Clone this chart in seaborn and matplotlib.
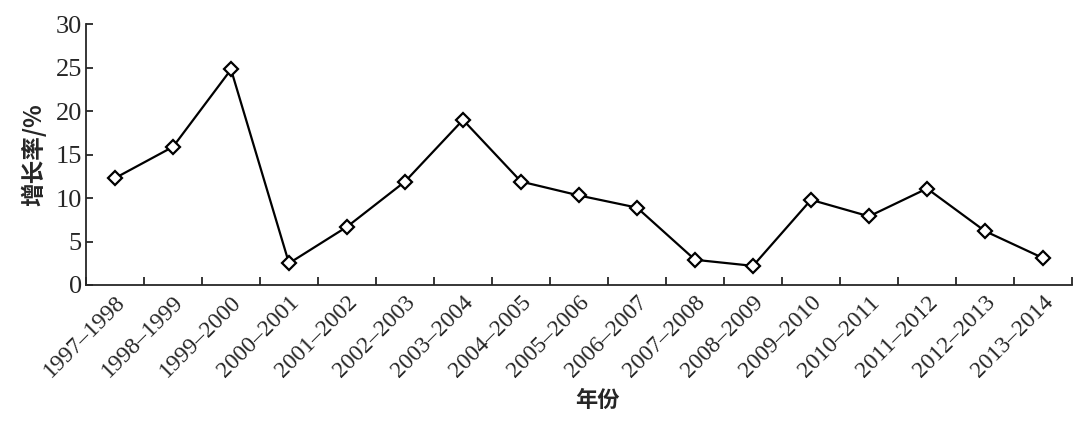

- - -

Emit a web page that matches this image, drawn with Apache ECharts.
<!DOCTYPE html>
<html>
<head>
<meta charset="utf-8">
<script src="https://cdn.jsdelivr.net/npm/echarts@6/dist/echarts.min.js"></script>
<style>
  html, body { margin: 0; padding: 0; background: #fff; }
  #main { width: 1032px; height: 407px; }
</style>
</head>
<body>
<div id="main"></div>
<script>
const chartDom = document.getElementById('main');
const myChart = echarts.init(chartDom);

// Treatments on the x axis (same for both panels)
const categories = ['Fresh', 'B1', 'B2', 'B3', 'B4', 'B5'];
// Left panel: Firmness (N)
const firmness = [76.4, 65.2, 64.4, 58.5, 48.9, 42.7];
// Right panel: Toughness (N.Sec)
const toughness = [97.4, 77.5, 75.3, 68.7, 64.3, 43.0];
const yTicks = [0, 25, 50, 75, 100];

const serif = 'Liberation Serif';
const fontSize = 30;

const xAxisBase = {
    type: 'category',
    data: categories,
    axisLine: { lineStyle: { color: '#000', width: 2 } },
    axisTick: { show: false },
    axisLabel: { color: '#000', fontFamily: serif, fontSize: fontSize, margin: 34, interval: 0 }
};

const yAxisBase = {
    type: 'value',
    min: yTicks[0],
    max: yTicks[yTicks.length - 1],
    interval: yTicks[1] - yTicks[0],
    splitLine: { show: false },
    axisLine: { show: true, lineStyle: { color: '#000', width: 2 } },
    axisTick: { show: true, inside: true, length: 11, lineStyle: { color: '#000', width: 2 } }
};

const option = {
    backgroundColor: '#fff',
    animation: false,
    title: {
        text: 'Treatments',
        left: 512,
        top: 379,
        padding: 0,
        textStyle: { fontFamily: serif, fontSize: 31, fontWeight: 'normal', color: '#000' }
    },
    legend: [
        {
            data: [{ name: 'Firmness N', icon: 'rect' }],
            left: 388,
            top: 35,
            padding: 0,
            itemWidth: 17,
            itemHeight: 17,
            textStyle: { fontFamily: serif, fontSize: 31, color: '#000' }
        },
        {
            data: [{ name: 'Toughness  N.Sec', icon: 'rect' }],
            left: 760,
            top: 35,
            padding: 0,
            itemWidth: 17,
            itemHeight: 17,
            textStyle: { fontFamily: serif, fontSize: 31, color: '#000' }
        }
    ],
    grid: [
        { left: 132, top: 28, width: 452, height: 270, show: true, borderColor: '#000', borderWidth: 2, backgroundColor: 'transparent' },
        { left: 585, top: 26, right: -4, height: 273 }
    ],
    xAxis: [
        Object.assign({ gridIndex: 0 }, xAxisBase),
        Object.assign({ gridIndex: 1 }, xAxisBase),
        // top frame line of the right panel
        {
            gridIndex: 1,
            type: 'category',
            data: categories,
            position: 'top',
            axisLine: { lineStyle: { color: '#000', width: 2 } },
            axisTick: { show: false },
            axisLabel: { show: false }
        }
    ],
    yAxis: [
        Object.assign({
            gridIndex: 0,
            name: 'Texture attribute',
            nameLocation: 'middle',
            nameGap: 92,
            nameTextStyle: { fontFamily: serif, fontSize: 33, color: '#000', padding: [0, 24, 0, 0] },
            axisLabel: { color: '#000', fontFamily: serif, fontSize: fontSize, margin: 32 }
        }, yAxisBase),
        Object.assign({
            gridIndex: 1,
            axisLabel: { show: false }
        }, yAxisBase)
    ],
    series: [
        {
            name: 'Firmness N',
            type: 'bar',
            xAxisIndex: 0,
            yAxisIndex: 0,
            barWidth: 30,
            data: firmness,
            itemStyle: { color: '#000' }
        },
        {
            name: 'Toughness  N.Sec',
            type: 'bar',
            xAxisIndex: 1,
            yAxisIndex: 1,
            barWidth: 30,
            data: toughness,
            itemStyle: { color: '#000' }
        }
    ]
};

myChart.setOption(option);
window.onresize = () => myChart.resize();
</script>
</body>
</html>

- - -

> _Stated exercise_
In the listing above, find the line with "Emit a web page" and the line with "const myChart = echarts.init(chartDom);". Output those two lines and every line between them, exactly as written.

> _Full response_
Emit a web page that matches this image, drawn with Apache ECharts.
<!DOCTYPE html>
<html>
<head>
<meta charset="utf-8">
<script src="https://cdn.jsdelivr.net/npm/echarts@6/dist/echarts.min.js"></script>
<style>
  html, body { margin: 0; padding: 0; background: #fff; }
  #main { width: 1032px; height: 407px; }
</style>
</head>
<body>
<div id="main"></div>
<script>
const chartDom = document.getElementById('main');
const myChart = echarts.init(chartDom);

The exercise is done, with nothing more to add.